Shorts Pick Wrong Time to Forget Toshiba Shares, Down 40%By and
They weren’t wrong. They were just early.
So it goes for bears on Toshiba Corp., who’ve spent the last seven months covering short sales on the electronics maker after pushing them to a decade high in May. Bets against the stock hit the lowest level of the year this week, just in time for it to plummet more than 40 percent in three days on word of a writedown at its U.S. nuclear services unit.
Now credit swaps are surging as rating agencies downgrade their outlook on the company. The year-to-date gain in the shares went from 79 percent as of Christmas to 3.5 percent Thursday.
“This was a good year for Toshiba shares, with the company revising up earnings forecasts for its solid flash-memory chip business,” said Tomoichiro Kubota, a senior analyst at Matsui Securities Co. in Tokyo.
Toshiba was among the three best-performing companies in the Nikkei 225 Stock Average for 2016. The stock was down 17 percent on Thursday, following a 20 percent dip to 311.6 yen on Wednesday.

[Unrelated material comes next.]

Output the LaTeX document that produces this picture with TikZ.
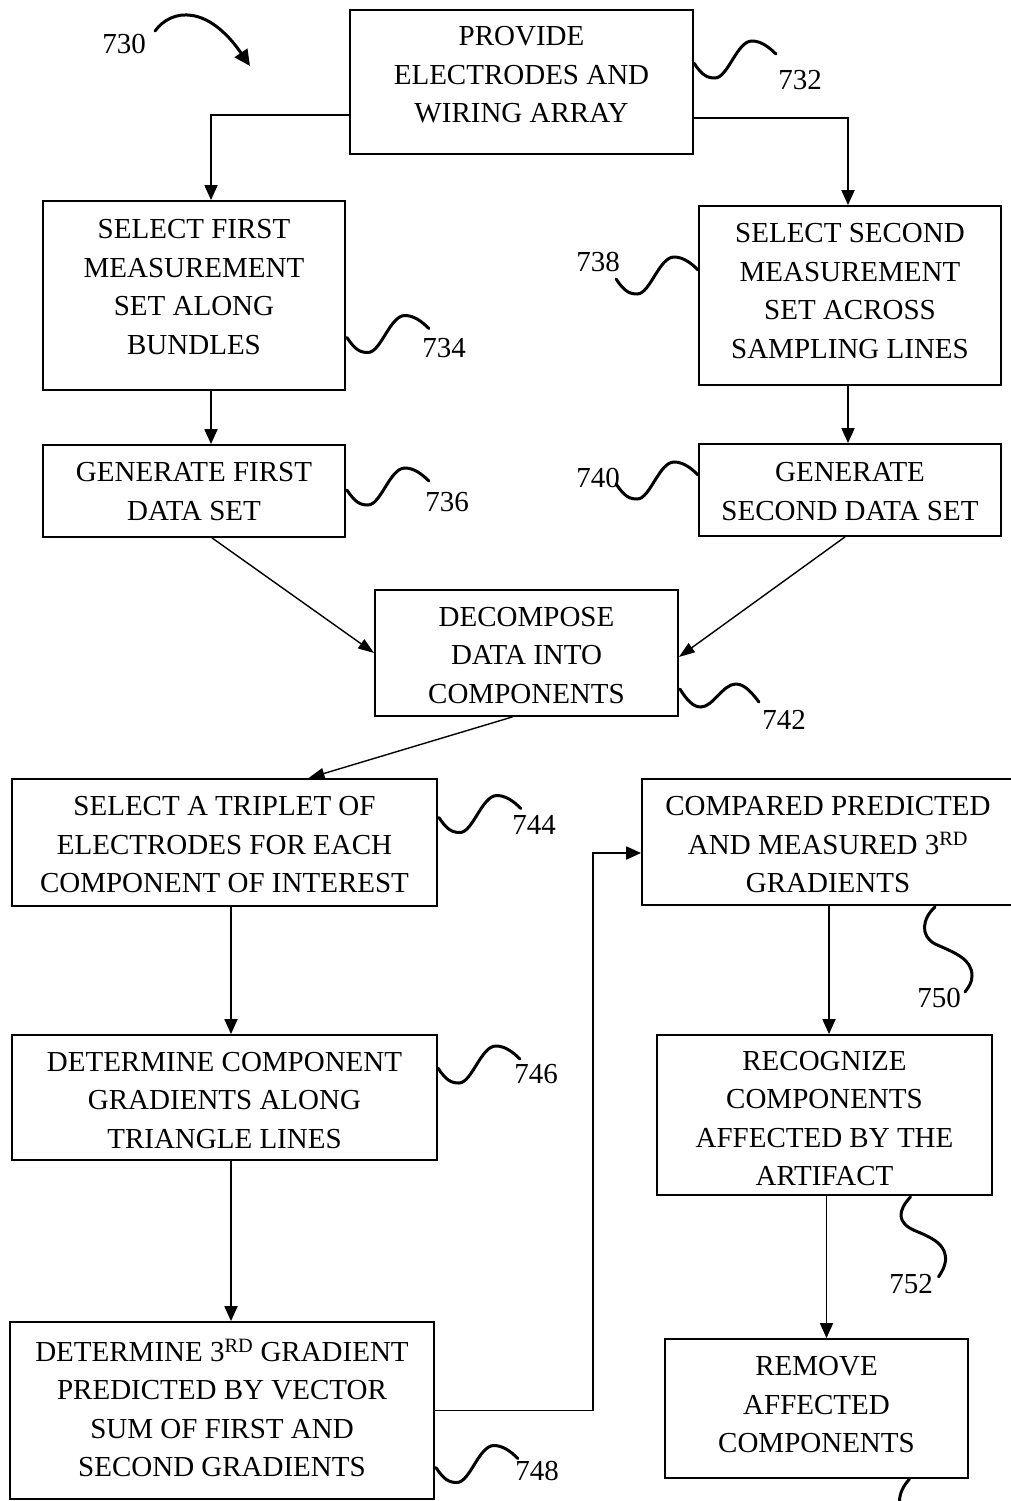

“Short selling has been surging on the stock since Tuesday,” Kubota said. “Considering the stock used to trade with the 100-yen range in January, it’s still kind of expensive.”
The cost to insure Toshiba’s bonds went as high as 440 basis points Wednesday, up 295 basis points from the previous day, according to a credit trader, who asked not to be identified. That puts the contracts on track for a record jump, based on figures going back to 2004, from data provider CMA. Toshiba’s market capitalization is now about the same as Sharp Corp.
Toshiba had high hopes for its nuclear business, which accounts for roughly a third of the company’s revenue, when it acquired U.S. based Westinghouse Electric. Toshiba counts Westinghouse as its biggest nuclear acquisition deal in at least a decade.
Toshiba’s nuclear business took a hit in 2011 in the wake of the Fukushima disaster and has failed to get back on track since.